His videos are based on the difference in lifestyle between the old and new generation and teaching his granny new tricks, how the youth live in the contemporary world. But it is how his grandma, who never went to school, responds to his English lessons, among other difficult tricks that leave everyone in stitches. Her natural response and her struggle to pronounce what her grandson tells her is comical to say the least.
For example, there is one he imitated Betty Kyalo and Willis the word master where he tells his grandmother to pronounce the word “photosynthesis” and “encyclopaedia ” and after too much struggle she said something like fotosigsi
and bekebidia. Then her reaction when she used the lift, and another when she flew for her first time is amazing.
His talent began when Brayo was in Class Seven at St Mark Primary School, Juja in 2013. As the 21-year-old recalls, he loved making jokes and fun with his friends, but didn’t know one day he would do this for a living.
He spent better part of his childhood in Juja, but life changed when his father died while he was in Class Six. His life then revolves around staying with his grandmother in Nakuru and his Mother in Juja. “While in Form One and Two, I stayed in Nairobi with my mum while in Form Three and Four; I lived with my granny in Nakuru,” he says.
While still in high school, Brayo tried his luck and went for auditions at a local comedy show Churchill Show. Sadly, he did not sail through, but this did not make him lose focus.
After high school he came back to live with his mother. Together with his friends, Samuel began working at a mjengo to earn a living. “We would be paid Sh3,000 every week and I would take the money to my mum. Later on, when the job was not consistent, I relocated to live with my granny in Nakuru,” he recalls.
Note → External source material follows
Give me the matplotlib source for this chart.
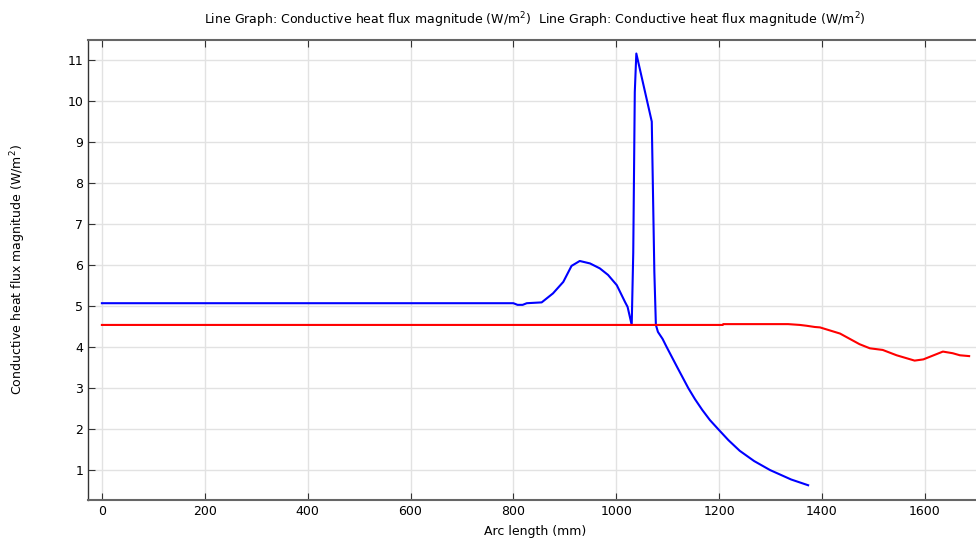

During this period, he would watch comedian Njugush and his wife, Wakavinye’s videos and an idea to do the same with his granny arose. He started recording videos and posting them. At first, his granny thought it was for fun until his hard work began paying off. “We did a random video and people loved it and that’s how I got into the market. I just told Shosh to pronounce difficult English words, then I posted it,” he explains.
Soon his work became popular that one day he received a call from the director of Churchill
Show. “I was told they were impressed by my comedy and wanted me to perform as one of the comedians in their upcoming show in Nakuru. It was a dream come true as I had auditioned once and failed, but this time, I was a stand-up comedian in a show, not an audition,” he recalls.
He talked with his granny about it and despite butterflies in their stomachs; they gave a sterling performance that awed the crowd. Brayo’s reach grew on social media and his channel Brayosammy
has a wide audience, same as his Instagram and YouTube pages. Soon, big brands and corporates came knocking at his doorstep.
“It’s a dream come true to do this. I am just nine months old in the industry and I’m marketing big brands in Kenya. I’m getting corporate deals that have made me own a car,” he says with a smile.
He attributes prayer and humility as the core of his success. He has a management team that ensures the smooth running of his brand. Also, he ensures that part of his money goes into taking care of grannies. This year, Brayo plans to launch a project that supports the elderly. “I give them what they need such as medical cover, food and clothes, not money,” he explains.